Grafik Darstellung "Mögliche Handlungsfelder"

Es fällt nicht schwer das Angebot von Kirche und Caritas bzw. Diakonie diesen Handlungsfeldern zuzuordnen. Weder möchte ich an dieser Stelle zu sehr ins Detail gehen, noch traue ich mir eine annährend vollständige Aufzählung dieser kirchlichen Angebote zu. Aber ich denke es ist offensichtlich, dass Kirche, Caritas und Diakonie in nahezu allen der aufgeführten Handlungsfeldern mit relevanten Angeboten vertreten sind und diese bei weitem nicht nur für Kirchenmitglieder Gutes bringen. Sollte in Ihrem inneren Auge jetzt nicht gerade ein Film ablaufen, in dem Kindertageseinrichtungen, Ehe-, Familien und Lebensberatungsstellen, Telefonseelsorge, Sozialstationen, Krankenhäuser, Pflegeeinrichtungen, Nachbarschaftshilfen, Siedlungswerke, Bauvereine, Bildungseinrichtungen für alle Altersklassen, Studentenwohnheime oder die Angebote für Migranten und Flüchtlinge vorüber ziehen, nehmen Sie im Zweifel den Haushaltsplan einer Diözese oder Landeskirche zur Hand.
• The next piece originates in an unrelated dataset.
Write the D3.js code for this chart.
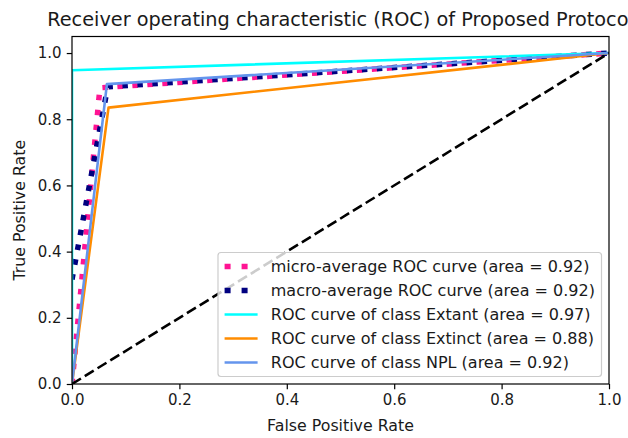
<!DOCTYPE html>
<html>
<head>
<meta charset="utf-8">
<script src="https://cdn.jsdelivr.net/npm/d3@7"></script>
<style>
  html, body { margin: 0; padding: 0; background: #fff; }
  svg { display: block; font-family: "DejaVu Sans", sans-serif; }
</style>
</head>
<body>
<div id="chart"></div>
<script>
// ROC curves
var microFpr = [0, 0.052, 1];
var microTpr = [0, 0.895, 1];
var macroFpr = [0, 0.065, 0.068, 1];
var macroTpr = [0.316, 0.885, 0.898, 1];
var extantFpr = [0, 0, 1];
var extantTpr = [0, 0.948, 1];
var extinctFpr = [0, 0.068, 1];
var extinctTpr = [0, 0.835, 1];
var nplFpr = [0, 0.065, 1];
var nplTpr = [0, 0.906, 1];
var chanceLine = [0, 1];

var seriesNames = ["micro", "macro", "Extant", "Extinct", "NPL"];
var legendLabels = [
  "micro-average ROC curve (area = 0.92)",
  "macro-average ROC curve (area = 0.92)",
  "ROC curve of class Extant (area = 0.97)",
  "ROC curve of class Extinct (area = 0.88)",
  "ROC curve of class NPL (area = 0.92)"
];
var xTicks = [0, 0.2, 0.4, 0.6, 0.8, 1.0];
var yTicks = [0, 0.2, 0.4, 0.6, 0.8, 1.0];

var titleText = "Receiver operating characteristic (ROC) of Proposed Protocol";
var xLabel = "False Positive Rate";
var yLabel = "True Positive Rate";

// canvas size
var W = 628, H = 438;
// plot area (pixels)
var px0 = 72, px1 = 609, py0 = 36.5, py1 = 384;

var styles = {
  micro:   { color: "#ff1493", width: 5.5, dash: "5.5,9.5", legDash: "6,11" },
  macro:   { color: "#000080", width: 5.5, dash: "5.5,9.5", legDash: "6,11" },
  Extant:  { color: "#00ffff", width: 2.6, dash: null, legDash: null },
  Extinct: { color: "#ff8c00", width: 2.6, dash: null, legDash: null },
  NPL:     { color: "#6495ed", width: 2.6, dash: null, legDash: null }
};

var curves = [
  { name: "micro", fpr: microFpr, tpr: microTpr },
  { name: "macro", fpr: macroFpr, tpr: macroTpr },
  { name: "Extant", fpr: extantFpr, tpr: extantTpr },
  { name: "Extinct", fpr: extinctFpr, tpr: extinctTpr },
  { name: "NPL", fpr: nplFpr, tpr: nplTpr }
];

var svg = d3.select('#chart').append('svg')
  .attr('width', W)
  .attr('height', H);

var x = d3.scaleLinear().domain([0, 1]).range([px0, px1]);
var y = d3.scaleLinear().domain([0, 1.05]).range([py1, py0]);

svg.append('defs').append('clipPath').attr('id', 'plotclip')
  .append('rect')
  .attr('x', px0).attr('y', py0)
  .attr('width', px1 - px0).attr('height', py1 - py0);

var plot = svg.append('g').attr('clip-path', 'url(#plotclip)');

var line = d3.line()
  .x(function (d) { return x(d[0]); })
  .y(function (d) { return y(d[1]); });

curves.forEach(function (c) {
  var st = styles[c.name];
  var pts = c.fpr.map(function (f, i) { return [f, c.tpr[i]]; });
  plot.append('path')
    .attr('d', line(pts))
    .attr('fill', 'none')
    .attr('stroke', st.color)
    .attr('stroke-width', st.width)
    .attr('stroke-dasharray', st.dash)
    .attr('stroke-linejoin', 'round');
});

// chance diagonal
plot.append('path')
  .attr('d', line(chanceLine.map(function (v) { return [v, v]; })))
  .attr('fill', 'none')
  .attr('stroke', '#000')
  .attr('stroke-width', 2.6)
  .attr('stroke-dasharray', '10.5,4.5');

// axes
var xAxis = d3.axisBottom(x).tickValues(xTicks).tickSize(5.25).tickPadding(5.25)
  .tickFormat(d3.format('.1f'));
var yAxis = d3.axisLeft(y).tickValues(yTicks).tickSize(5.25).tickPadding(5.25)
  .tickFormat(d3.format('.1f'));

var gx = svg.append('g').attr('transform', 'translate(0,' + py1 + ')').call(xAxis);
var gy = svg.append('g').attr('transform', 'translate(' + px0 + ',0)').call(yAxis);
[gx, gy].forEach(function (g) {
  g.select('.domain').remove();
  g.selectAll('.tick line').attr('stroke', '#000').attr('stroke-width', 1.2);
  g.selectAll('.tick text').attr('fill', '#1a1a1a')
    .attr('font-size', '15px').attr('font-family', '"DejaVu Sans", sans-serif');
});

svg.append('rect')
  .attr('x', px0).attr('y', py0)
  .attr('width', px1 - px0).attr('height', py1 - py0)
  .attr('fill', 'none').attr('stroke', '#000').attr('stroke-width', 1.2);

// title and labels
svg.append('text')
  .attr('x', (px0 + px1) / 2).attr('y', 26)
  .attr('text-anchor', 'middle')
  .attr('font-size', '19.3px')
  .attr('fill', '#1a1a1a')
  .text(titleText);

svg.append('text')
  .attr('x', (px0 + px1) / 2).attr('y', 431)
  .attr('text-anchor', 'middle')
  .attr('font-size', '15.8px')
  .attr('fill', '#1a1a1a')
  .text(xLabel);

svg.append('text')
  .attr('transform', 'translate(25,' + ((py0 + py1) / 2) + ') rotate(-90)')
  .attr('text-anchor', 'middle')
  .attr('font-size', '15.8px')
  .attr('fill', '#1a1a1a')
  .text(yLabel);

// legend, lower right
var legend = svg.append('g');
var rowH = 24, pad = 6.6, handleLen = 33, handleGap = 13.2;
var legFrame = legend.append('rect');
var texts = legend.selectAll('text.lab').data(legendLabels).enter().append('text')
  .attr('class', 'lab')
  .attr('font-size', '16px')
  .attr('fill', '#1a1a1a')
  .attr('dy', '0.35em')
  .text(function (d) { return d; });

var maxW = 0;
texts.each(function () { maxW = Math.max(maxW, this.getComputedTextLength()); });

var legRight = 601.5, legBottom = 376.5;
var legW = pad + handleLen + handleGap + maxW + pad;
var legH = rowH * legendLabels.length + 4;
var legLeft = legRight - legW, legTop = legBottom - legH;

legFrame
  .attr('x', legLeft).attr('y', legTop)
  .attr('width', legW).attr('height', legH)
  .attr('rx', 3)
  .attr('fill', '#fff').attr('fill-opacity', 0.8)
  .attr('stroke', '#cccccc').attr('stroke-width', 1.2);

texts
  .attr('x', legLeft + pad + handleLen + handleGap)
  .attr('y', function (d, i) { return legTop + 14 + i * rowH; });

legend.selectAll('line.handle').data(seriesNames).enter().append('line')
  .attr('class', 'handle')
  .attr('x1', legLeft + pad).attr('x2', legLeft + pad + handleLen)
  .attr('y1', function (d, i) { return legTop + 14 + i * rowH; })
  .attr('y2', function (d, i) { return legTop + 14 + i * rowH; })
  .attr('stroke', function (d) { return styles[d].color; })
  .attr('stroke-width', function (d) { return styles[d].width; })
  .attr('stroke-dasharray', function (d) { return styles[d].legDash; });
</script>
</body>
</html>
Relevante Angebote in relevanten Handlungsfeldern. Vielleicht ahnen Sie jetzt bereits, warum ich für diesen Beitrag die Überschrift Think big! gewählt habe. Kirchlich Verantwortliche auf allen Ebenen sollten sich dieser Relevanz bewusst sein. Das kann auch helfen im Umgang mit den aktuellen kircheninternen Herausforderungen und so zur Resilienz beitragen. Es gilt diese relevanten Angebote zu stärken und auch in der Gesellschaft bekannt zu machen – hier kann auch zum wiederholten Male die Brücke zum Marketing geschlagen werden. Gerade gegenüber politischen Entscheidungsträgern auf allen Ebenen sollten sich die Kirchen mit ihren Einrichtungen und Verbänden als unverzichtbarer Player zur Bewältigung der mit dem demografischen Wandel einhergehenden Herausforderungen präsentieren. And last but not least: Groß denken heißt für mich dabei auch, dass die Kirchen Synergien nutzen und sich – nicht nur effektiv, sondern auch effizient – bei diesen Herausforderungen ökumenisch als unverzichtbarer Player präsentieren.